Hunt for the word "React" across the entries below, copying each line that holds it.

ENTRIES
'''
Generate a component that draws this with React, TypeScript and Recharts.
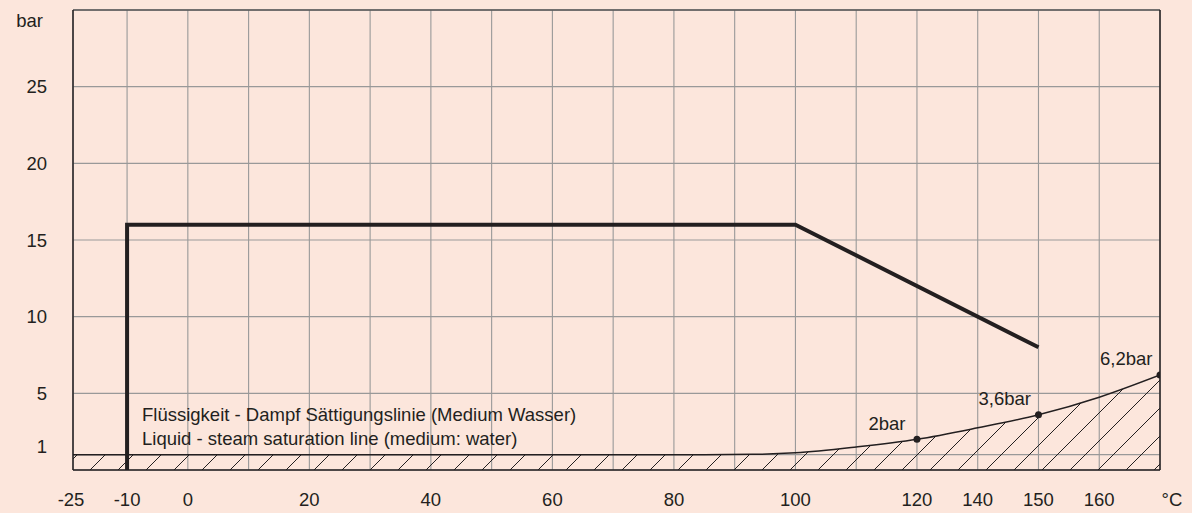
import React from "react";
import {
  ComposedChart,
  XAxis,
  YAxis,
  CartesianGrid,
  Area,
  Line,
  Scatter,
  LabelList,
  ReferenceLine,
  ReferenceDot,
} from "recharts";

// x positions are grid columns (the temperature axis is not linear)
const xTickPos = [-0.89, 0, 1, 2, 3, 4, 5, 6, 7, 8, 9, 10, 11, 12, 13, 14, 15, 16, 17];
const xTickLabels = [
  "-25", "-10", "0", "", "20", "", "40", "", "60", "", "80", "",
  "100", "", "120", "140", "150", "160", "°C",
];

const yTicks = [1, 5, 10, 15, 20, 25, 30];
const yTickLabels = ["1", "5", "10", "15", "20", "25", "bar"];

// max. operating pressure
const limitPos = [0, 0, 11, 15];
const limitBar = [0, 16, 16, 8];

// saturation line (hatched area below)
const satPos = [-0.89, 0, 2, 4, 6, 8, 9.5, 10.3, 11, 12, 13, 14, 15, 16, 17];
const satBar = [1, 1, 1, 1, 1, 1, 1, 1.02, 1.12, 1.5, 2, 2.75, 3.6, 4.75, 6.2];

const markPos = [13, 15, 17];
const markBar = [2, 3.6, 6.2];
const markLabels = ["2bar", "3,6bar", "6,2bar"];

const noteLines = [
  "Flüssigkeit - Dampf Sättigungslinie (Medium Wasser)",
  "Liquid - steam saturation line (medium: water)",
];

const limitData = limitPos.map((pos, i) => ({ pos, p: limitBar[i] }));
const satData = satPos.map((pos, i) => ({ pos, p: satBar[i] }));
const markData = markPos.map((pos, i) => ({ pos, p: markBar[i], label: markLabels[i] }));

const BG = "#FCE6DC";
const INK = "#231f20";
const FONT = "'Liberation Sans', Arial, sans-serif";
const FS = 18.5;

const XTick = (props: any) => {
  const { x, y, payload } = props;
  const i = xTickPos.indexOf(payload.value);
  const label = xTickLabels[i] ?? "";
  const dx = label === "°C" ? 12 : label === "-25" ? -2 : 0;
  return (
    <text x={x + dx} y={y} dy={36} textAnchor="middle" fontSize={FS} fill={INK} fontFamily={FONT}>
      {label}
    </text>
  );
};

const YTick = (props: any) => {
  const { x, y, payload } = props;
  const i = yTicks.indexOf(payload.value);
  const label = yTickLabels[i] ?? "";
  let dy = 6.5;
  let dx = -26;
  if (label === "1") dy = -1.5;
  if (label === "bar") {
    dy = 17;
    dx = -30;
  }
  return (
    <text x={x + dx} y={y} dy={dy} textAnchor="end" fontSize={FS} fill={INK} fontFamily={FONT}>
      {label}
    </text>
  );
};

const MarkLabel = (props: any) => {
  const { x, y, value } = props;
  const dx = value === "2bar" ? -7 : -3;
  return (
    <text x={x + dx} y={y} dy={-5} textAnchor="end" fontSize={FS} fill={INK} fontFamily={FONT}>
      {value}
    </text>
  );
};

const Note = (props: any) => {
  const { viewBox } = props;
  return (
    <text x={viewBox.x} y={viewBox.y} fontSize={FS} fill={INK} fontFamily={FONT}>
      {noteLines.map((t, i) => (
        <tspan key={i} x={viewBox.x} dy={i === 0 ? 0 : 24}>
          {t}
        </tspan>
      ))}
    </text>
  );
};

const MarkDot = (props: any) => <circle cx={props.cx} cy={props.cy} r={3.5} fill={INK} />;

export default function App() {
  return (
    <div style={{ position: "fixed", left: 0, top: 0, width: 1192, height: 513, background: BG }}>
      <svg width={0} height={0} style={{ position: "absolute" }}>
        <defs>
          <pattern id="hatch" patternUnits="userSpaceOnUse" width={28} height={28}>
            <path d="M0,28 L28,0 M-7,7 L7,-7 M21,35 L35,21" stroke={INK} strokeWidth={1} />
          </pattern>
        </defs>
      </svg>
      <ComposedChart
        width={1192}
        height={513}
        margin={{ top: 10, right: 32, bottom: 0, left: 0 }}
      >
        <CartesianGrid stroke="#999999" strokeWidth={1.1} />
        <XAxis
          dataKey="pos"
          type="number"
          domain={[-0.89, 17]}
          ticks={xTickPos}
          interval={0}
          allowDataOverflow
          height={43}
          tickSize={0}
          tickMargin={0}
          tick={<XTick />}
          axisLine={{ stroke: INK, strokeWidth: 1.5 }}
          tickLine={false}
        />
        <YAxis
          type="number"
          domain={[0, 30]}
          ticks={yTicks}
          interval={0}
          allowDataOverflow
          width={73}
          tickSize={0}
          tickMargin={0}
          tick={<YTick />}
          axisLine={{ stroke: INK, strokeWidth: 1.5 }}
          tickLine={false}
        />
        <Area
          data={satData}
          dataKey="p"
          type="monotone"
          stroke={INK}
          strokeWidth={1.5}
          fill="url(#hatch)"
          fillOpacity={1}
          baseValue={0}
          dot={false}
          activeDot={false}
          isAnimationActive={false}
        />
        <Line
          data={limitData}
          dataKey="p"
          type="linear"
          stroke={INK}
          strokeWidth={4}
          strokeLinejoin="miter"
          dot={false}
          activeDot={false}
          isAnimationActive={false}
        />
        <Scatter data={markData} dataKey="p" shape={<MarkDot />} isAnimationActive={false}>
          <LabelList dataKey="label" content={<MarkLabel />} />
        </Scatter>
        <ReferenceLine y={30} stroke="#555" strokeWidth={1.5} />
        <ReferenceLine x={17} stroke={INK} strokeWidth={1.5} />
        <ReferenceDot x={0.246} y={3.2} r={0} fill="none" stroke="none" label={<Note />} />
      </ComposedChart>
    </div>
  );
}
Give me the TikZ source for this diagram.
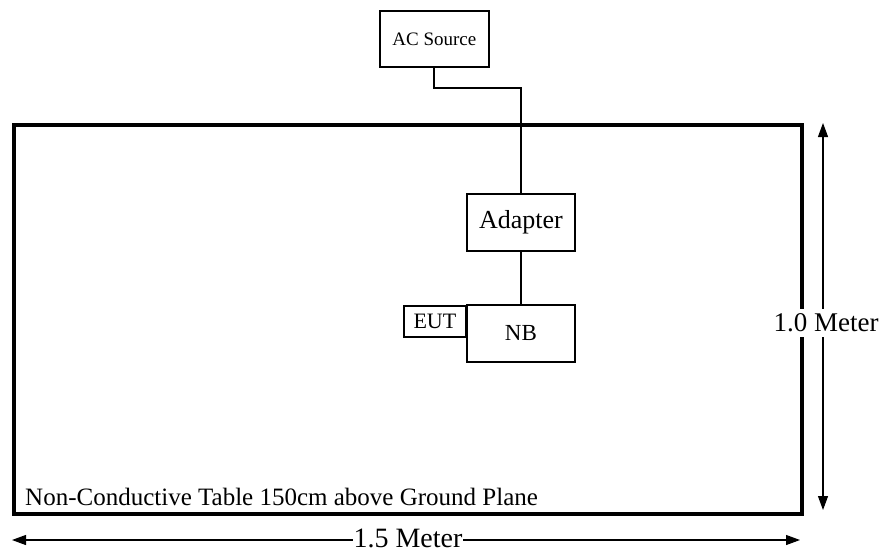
'''
TASK OUTPUT
Generate a component that draws this with React, TypeScript and Recharts.
import React from "react";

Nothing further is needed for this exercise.